A 15-year-old targeted by anti-gay slurs and threats online can sue the classmate who left them, a California appeals court has ruled, the SF Chronicle reports:
"A state appeals court says a 15-year-old boy whose Web site was flooded with anti-gay slurs and threats can sue a schoolmate who admitted posting a menacing message but described it as a joke. In a 2-1 ruling Monday, the Second District Court of Appeal in Los Angeles said the violent language of the message – threatening to 'rip out your … heart and feed it to you' and to 'pound your head in with an ice pick' – conveyed a harmful intent that is not protected by the right of free speech.
The dissenting justice, Frances Rothschild, said no one who read all the messages posted on the Web site – in which youths tried to outdo the others in outrageous insults – would interpret any of them as a serious threat."

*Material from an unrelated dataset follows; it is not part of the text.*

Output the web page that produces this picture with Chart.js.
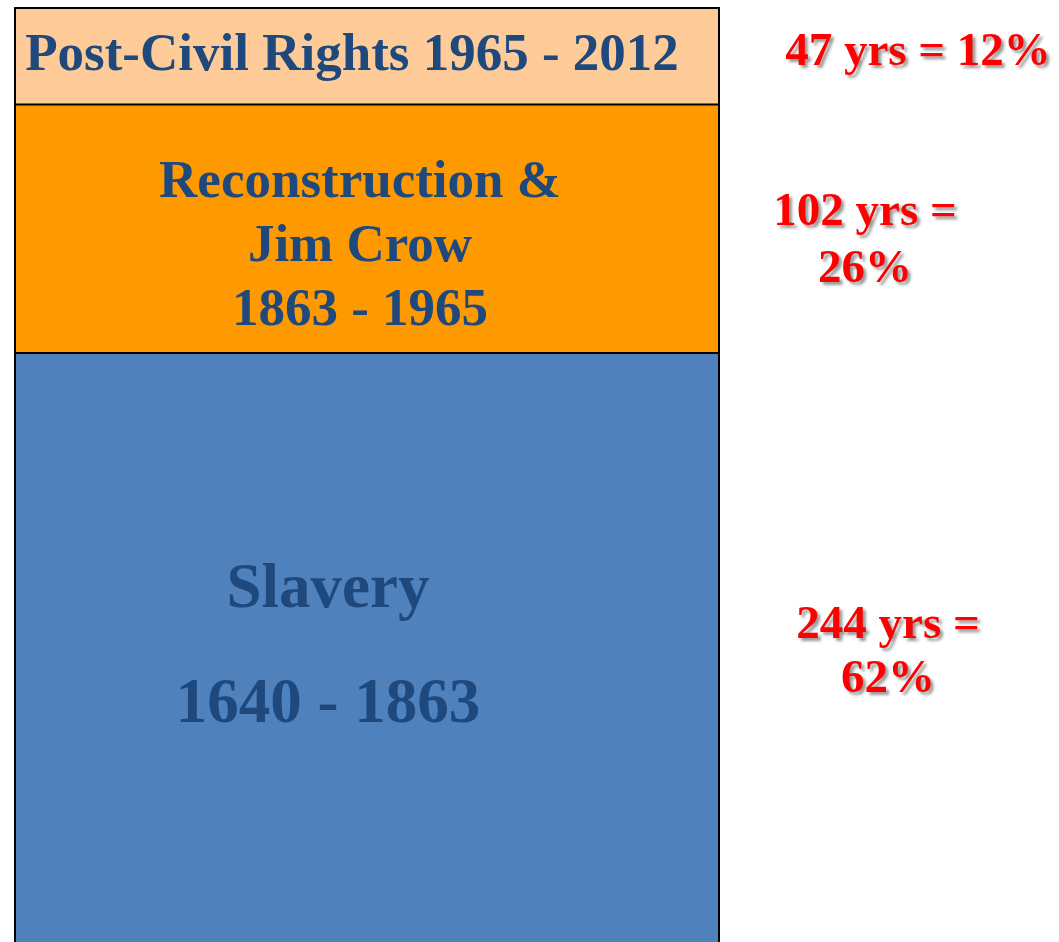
<!DOCTYPE html>
<html>
<head>
<meta charset="utf-8">
<script src="https://cdn.jsdelivr.net/npm/chart.js@4/dist/chart.umd.min.js"></script>
<style>
  html, body { margin: 0; padding: 0; background: #ffffff; }
  #wrap { width: 1059px; height: 942px; position: relative; }
</style>
</head>
<body>
<div id="wrap"><canvas id="c" width="1059" height="942"></canvas></div>
<script>
// ---- data ----
const categories = ['History'];
const periodNames = ['Slavery', 'Reconstruction & Jim Crow', 'Post-Civil Rights'];
// segment spans as drawn in the picture (years, bottom to top)
const drawnSpans = [244, 103, 40];
const periodColors = ['#4F81BD', '#FF9900', '#FFCC99'];
const periodTextLines = [
  ['Slavery', '1640 - 1863'],
  ['Reconstruction &', 'Jim Crow', '1863 - 1965'],
  ['Post-Civil Rights 1965 - 2012']
];
const durationYears = [244, 102, 47];
const durationPercents = ['62%', '26%', '12%'];

const durationTextLines = [
  [durationYears[0] + ' yrs =', durationPercents[0]],
  [durationYears[1] + ' yrs =', durationPercents[1]],
  [durationYears[2] + ' yrs = ' + durationPercents[2]]
];

// ---- label layout (relative to each segment's top edge) ----
const innerLayout = [
  { size: 63, dx: -39, dys: [254, 369] },
  { size: 53, dx: -7, dys: [92, 156, 220] },
  { size: 53, dx: -15, dys: [62] }
];
const outerLayout = [
  { x: 888, dys: [285, 339] },
  { x: 865, dys: [120, 177] },
  { x: 918, dys: [57] }
];

const labelPlugin = {
  id: 'segmentLabels',
  afterDatasetsDraw(chart) {
    const ctx = chart.ctx;
    chart.data.datasets.forEach((ds, i) => {
      const el = chart.getDatasetMeta(i).data[0];
      const top = Math.min(el.y, el.base);
      const bottom = Math.max(el.y, el.base);
      const left = el.x - el.width / 2;
      const right = el.x + el.width / 2;
      // outline
      ctx.save();
      ctx.strokeStyle = '#000000';
      ctx.lineWidth = 2;
      ctx.beginPath();
      ctx.moveTo(left, bottom + (i === 0 ? 5 : 0));
      ctx.lineTo(left, top);
      ctx.lineTo(right, top);
      ctx.lineTo(right, bottom + (i === 0 ? 5 : 0));
      ctx.stroke();
      ctx.restore();
      // inner text
      const L = innerLayout[i];
      ctx.save();
      ctx.fillStyle = '#1F497D';
      ctx.font = 'bold ' + L.size + 'px "Liberation Serif", "Times New Roman", serif';
      ctx.textAlign = 'center';
      ctx.textBaseline = 'alphabetic';
      periodTextLines[i].forEach((t, k) => {
        ctx.fillText(t, el.x + L.dx, top + L.dys[k]);
      });
      ctx.restore();
      // outer red text
      const O = outerLayout[i];
      ctx.save();
      ctx.fillStyle = '#FF0000';
      ctx.font = 'bold 47px "Liberation Serif", "Times New Roman", serif';
      ctx.textAlign = 'center';
      ctx.textBaseline = 'alphabetic';
      ctx.shadowColor = 'rgba(0,0,0,0.4)';
      ctx.shadowOffsetX = 3;
      ctx.shadowOffsetY = 3;
      ctx.shadowBlur = 3;
      durationTextLines[i].forEach((t, k) => {
        ctx.fillText(t, O.x, top + O.dys[k]);
      });
      ctx.restore();
    });
  }
};

const datasets = periodNames.map((name, i) => ({
  label: name,
  data: [drawnSpans[i]],
  backgroundColor: periodColors[i],
  borderWidth: 0,
  barPercentage: 1.0,
  categoryPercentage: 1.0
}));

new Chart(document.getElementById('c'), {
  type: 'bar',
  data: { labels: categories, datasets: datasets },
  options: {
    responsive: false,
    animation: false,
    layout: { padding: { left: 15, right: 340, top: 8, bottom: 0 } },
    plugins: { legend: { display: false }, tooltip: { enabled: false }, title: { display: false } },
    scales: {
      x: { stacked: true, display: false },
      y: { stacked: true, display: false, min: 0, max: drawnSpans.reduce((a, b) => a + b, 0) }
    }
  },
  plugins: [labelPlugin]
});
</script>
</body>
</html>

Background: "The plaintiff, identified only as D.C., set up a Web site in 2005 to promote an entertainment career after recording an album and starring in a film. Believing – wrongly, the court said – that he was gay, some fellow students at a Los Angeles high school posted comments that mocked him, feigned sexual interest or threatened violence."
D.C., at the suggestion of police, was taken out of school and the family moved to an unspecified location. The 16-year-old who made the threat claimed that his free speech rights were being threatened.
The case is being appealed to the state Supreme Court.